Thinking of Bajirao Mastani:
So, is Sanjay Leela Bhansali a consummate craftsman obsessed with love themes, or Is he a resolute romantic who loves to make grand films?
I think it’s the former. Would have preferred had it been the latter.

Sanjay Leela Bhansali (SLB)’s latest is an epic, a labour of love, 12 years since it was first conceptualised. Its grand, its lavish and is everything that you have already read about the film.
Baijirao Mastani is for the aesthete by an aesthete. Every frame, painstakingly put together, is visually stunning, a carefully composed “painting”. Few films can boast of such rich and textured mise en scene.
All was good except that one didn’t feel the angst of the characters. One didn’t cry. One didn’t brood hours after it was over. A great director and a timeless work of art must have this evocative quality.

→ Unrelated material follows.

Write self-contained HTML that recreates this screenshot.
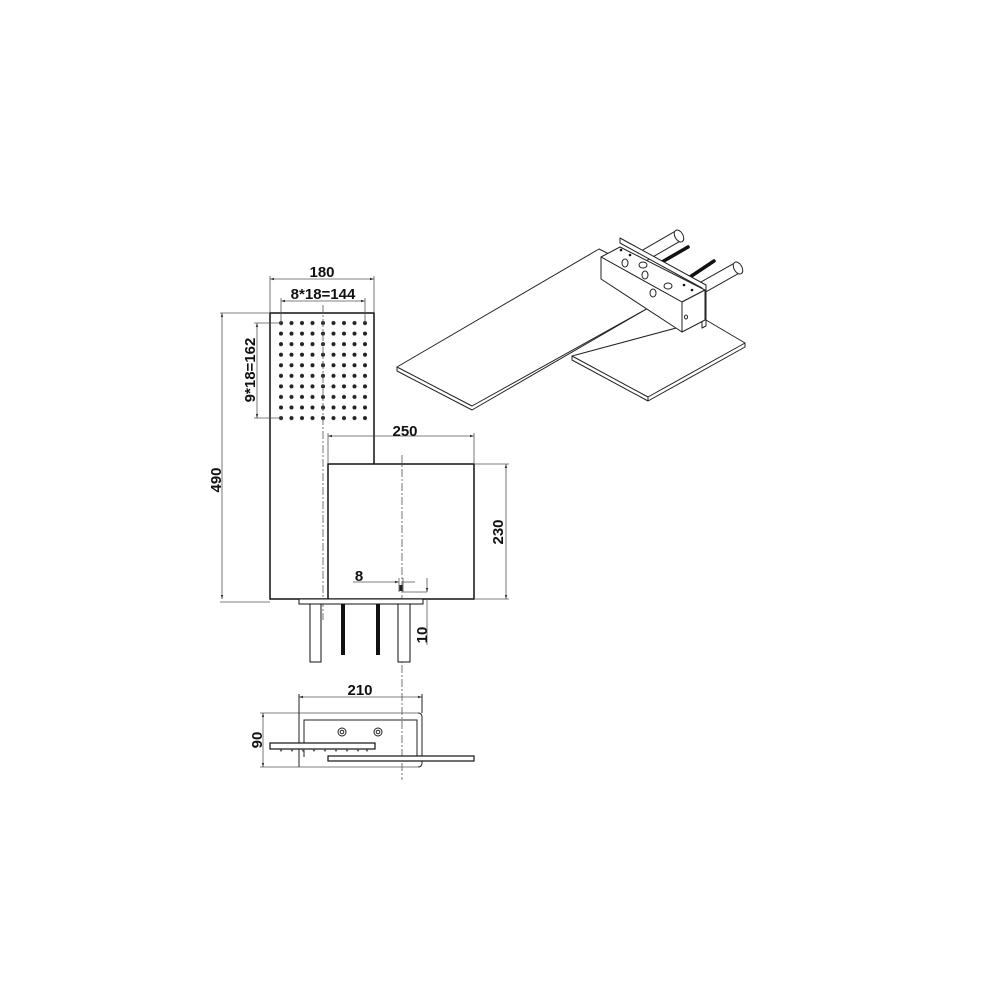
<!DOCTYPE html>
<html><head><meta charset="utf-8"><style>
html,body{margin:0;padding:0;background:#fff;}
svg{display:block;}
text{font-family:"Liberation Sans",sans-serif;font-weight:bold;fill:#111;font-size:15px;}
</style></head><body>
<svg width="1000" height="1000" viewBox="0 0 1000 1000" xmlns="http://www.w3.org/2000/svg">
<defs>
<marker id="a" viewBox="0 0 10 10" refX="10" refY="5" markerWidth="5" markerHeight="5" orient="auto-start-reverse"><path d="M0,2 L10,5 L0,8 z" fill="#333"/></marker>
<pattern id="dots" x="276.5" y="318.5" width="10.5" height="10.56" patternUnits="userSpaceOnUse"><circle cx="4.5" cy="4.5" r="2" fill="#222"/></pattern>
</defs>
<g stroke="#111" fill="#fff" stroke-width="1.5">
<rect x="270" y="313" width="104" height="286"/>
<rect x="328" y="464" width="146" height="135"/>
</g>
<rect x="276.5" y="318.5" width="94" height="105.6" fill="url(#dots)"/>
<g stroke="#555" stroke-width="0.8" fill="none">
<line x1="323" y1="305" x2="323" y2="620" stroke-dasharray="8,2,2,2"/>
<line x1="402" y1="455" x2="402" y2="780" stroke-dasharray="8,2,2,2"/>
<line x1="270" y1="279" x2="374" y2="279" marker-start="url(#a)" marker-end="url(#a)"/>
<line x1="270" y1="276" x2="270" y2="313"/><line x1="374" y1="276" x2="374" y2="313"/>
<line x1="281" y1="301" x2="365" y2="301" marker-start="url(#a)" marker-end="url(#a)"/>
<line x1="281" y1="298" x2="281" y2="323"/><line x1="365" y1="298" x2="365" y2="323"/>
<line x1="257" y1="323" x2="257" y2="418" marker-start="url(#a)" marker-end="url(#a)"/>
<line x1="254" y1="323" x2="281" y2="323"/><line x1="254" y1="418" x2="281" y2="418"/>
<line x1="222" y1="313" x2="222" y2="599" marker-start="url(#a)" marker-end="url(#a)"/>
<line x1="220" y1="313" x2="270" y2="313"/><line x1="220" y1="602" x2="270" y2="602"/>
<line x1="328" y1="436" x2="474" y2="436" marker-start="url(#a)" marker-end="url(#a)"/>
<line x1="328" y1="433" x2="328" y2="464"/><line x1="474" y1="433" x2="474" y2="464"/>
<line x1="506" y1="464" x2="506" y2="599" marker-start="url(#a)" marker-end="url(#a)"/>
<line x1="474" y1="464" x2="509" y2="464"/><line x1="474" y1="599" x2="509" y2="599"/>
<line x1="353" y1="582" x2="399" y2="582" marker-end="url(#a)"/>
<line x1="403" y1="582" x2="415" y2="582"/>
<line x1="399" y1="578" x2="399" y2="592"/><line x1="403" y1="578" x2="403" y2="592"/>
<line x1="403" y1="592" x2="427" y2="592"/>
<line x1="427" y1="578" x2="427" y2="592" marker-end="url(#a)"/>
<line x1="427" y1="599" x2="427" y2="645"/>
</g>
<rect x="399.5" y="585" width="3" height="6" fill="#222"/>
<g stroke="#111" fill="#fff" stroke-width="1">
<rect x="299" y="599" width="124" height="5"/>
<rect x="310" y="604" width="11" height="58"/>
<rect x="398" y="604" width="12" height="58"/>
</g>
<rect x="341" y="604" width="4" height="51" fill="#111"/>
<rect x="376" y="604" width="4" height="51" fill="#111"/>
<!-- bottom view -->
<g stroke="#555" stroke-width="0.8" fill="none">
<line x1="299" y1="697" x2="422" y2="697" marker-start="url(#a)" marker-end="url(#a)"/>
<line x1="263" y1="713" x2="263" y2="767" marker-start="url(#a)" marker-end="url(#a)"/>
<line x1="260" y1="713" x2="418" y2="713"/>
<line x1="260" y1="767" x2="418" y2="767"/>
</g>
<g stroke="#222" stroke-width="1" fill="none">
<path d="M299,694 V767 M418,713 Q422,713 422,717 V763 Q422,767 418,767"/>
<path d="M422,694 V713"/>
<path d="M304,757 V720 H417 V757"/>
<circle cx="342" cy="732" r="4"/><circle cx="342" cy="732" r="1.8"/>
<circle cx="378" cy="732" r="4"/><circle cx="378" cy="732" r="1.8"/>
</g>
<rect x="270" y="743" width="105" height="6" fill="#fff" stroke="#111" stroke-width="1.2"/>
<g fill="#555"><path d="M279,749h4l-2,3z M290,749h4l-2,3z M301,749h4l-2,3z M312,749h4l-2,3z M323,749h4l-2,3z M334,749h4l-2,3z M345,749h4l-2,3z M356,749h4l-2,3z M365,749h4l-2,3z"/></g>
<rect x="328" y="756" width="146" height="5" fill="#fff" stroke="#111" stroke-width="1.2"/>
<!-- iso view -->
<g stroke="#222" stroke-width="1" fill="#fff" stroke-linejoin="round">
<path d="M572,356 L706,320 L745,343 L745,347 L648,401 L572,360 z"/>
<path d="M572,356 L648,397 L745,343 M648,397 L648,401"/>
<path d="M397,367 L599,249 L625,262 L650,307 L472,410 L397,371 z"/>
<path d="M397,367 L472,406 L650,307"/>
</g>
<!-- pipes -->
<g stroke-linecap="butt">
<line x1="640" y1="258" x2="678" y2="236" stroke="#222" stroke-width="12"/>
<line x1="640" y1="258" x2="678" y2="236" stroke="#fff" stroke-width="10"/>
<line x1="698" y1="290" x2="737" y2="268" stroke="#222" stroke-width="12"/>
<line x1="698" y1="290" x2="737" y2="268" stroke="#fff" stroke-width="10"/>
</g>
<g stroke="#222" stroke-width="1" fill="#fff">
<ellipse cx="679" cy="236" rx="4" ry="6.5" transform="rotate(-30 679 236)"/>
<ellipse cx="738" cy="268" rx="4" ry="6.5" transform="rotate(-30 738 268)"/>
</g>
<g stroke="#111" stroke-width="3.5" stroke-linecap="round">
<line x1="662" y1="262" x2="688" y2="247"/>
<line x1="690" y1="277" x2="714" y2="261"/>
</g>
<g stroke="#222" stroke-width="1" fill="#fff" stroke-linejoin="round">
<path d="M620,238 L706,285 L706,326 L702,328 L702,288 L620,243 z"/>
<path d="M601,257 L620,247 L705,290 L682,302 z"/>
<path d="M601,257 L682,302 L682,332 L601,279 z"/>
<path d="M682,302 L705,290 L705,320 L682,332 z"/>
<ellipse cx="625" cy="263" rx="3" ry="4"/>
<ellipse cx="645" cy="275" rx="3" ry="4"/>
<ellipse cx="653" cy="293" rx="3" ry="4"/>
<ellipse cx="643" cy="265" rx="4" ry="3"/>
<ellipse cx="668" cy="286" rx="4" ry="3"/>
<ellipse cx="686" cy="317" rx="1.5" ry="2"/>
</g>
<g fill="#111"><circle cx="621" cy="250" r="1.3"/><circle cx="630" cy="255" r="1.3"/><circle cx="684" cy="285" r="1.3"/><circle cx="692" cy="290" r="1.3"/></g>
<text x="322" y="277" text-anchor="middle">180</text>
<text x="323" y="299" text-anchor="middle">8*18=144</text>
<text x="405" y="436" text-anchor="middle">250</text>
<text x="360" y="695" text-anchor="middle">210</text>
<text x="359" y="581" text-anchor="middle">8</text>
<text transform="translate(255,370) rotate(-90)" text-anchor="middle">9*18=162</text>
<text transform="translate(221,480) rotate(-90)" text-anchor="middle">490</text>
<text transform="translate(503,532) rotate(-90)" text-anchor="middle">230</text>
<text transform="translate(427,635) rotate(-90)" text-anchor="middle">10</text>
<text transform="translate(262,740) rotate(-90)" text-anchor="middle">90</text>
</svg>
</body></html>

Perhaps the film is best understood by understanding the man himself. In an interview SLB says:
“I make passionate love stories because I don’t have love in my life. My art completes my life. My life may be unfulfilled. But it isn’t unhappy.”

And in another-
“No, I have chosen the life I lead….I am basically a nomadic loner. And I am not capable of moving ahead with the baggage of a relationship. I’ve seen relationships traumatize people. As a child, I’d helplessly watch relationships crumble around me. Every individual is a sum-total of his past experiences. Maybe that’s why I am wary of relationships.”

I sometimes wonder what his films would be like if he had had these defining relationships. Or if he were currently in one. Would his films have been even richer?
Perhaps. Maybe.

Lets hope he is in one then, for the sake of seeing some masterpieces, for he is a Master.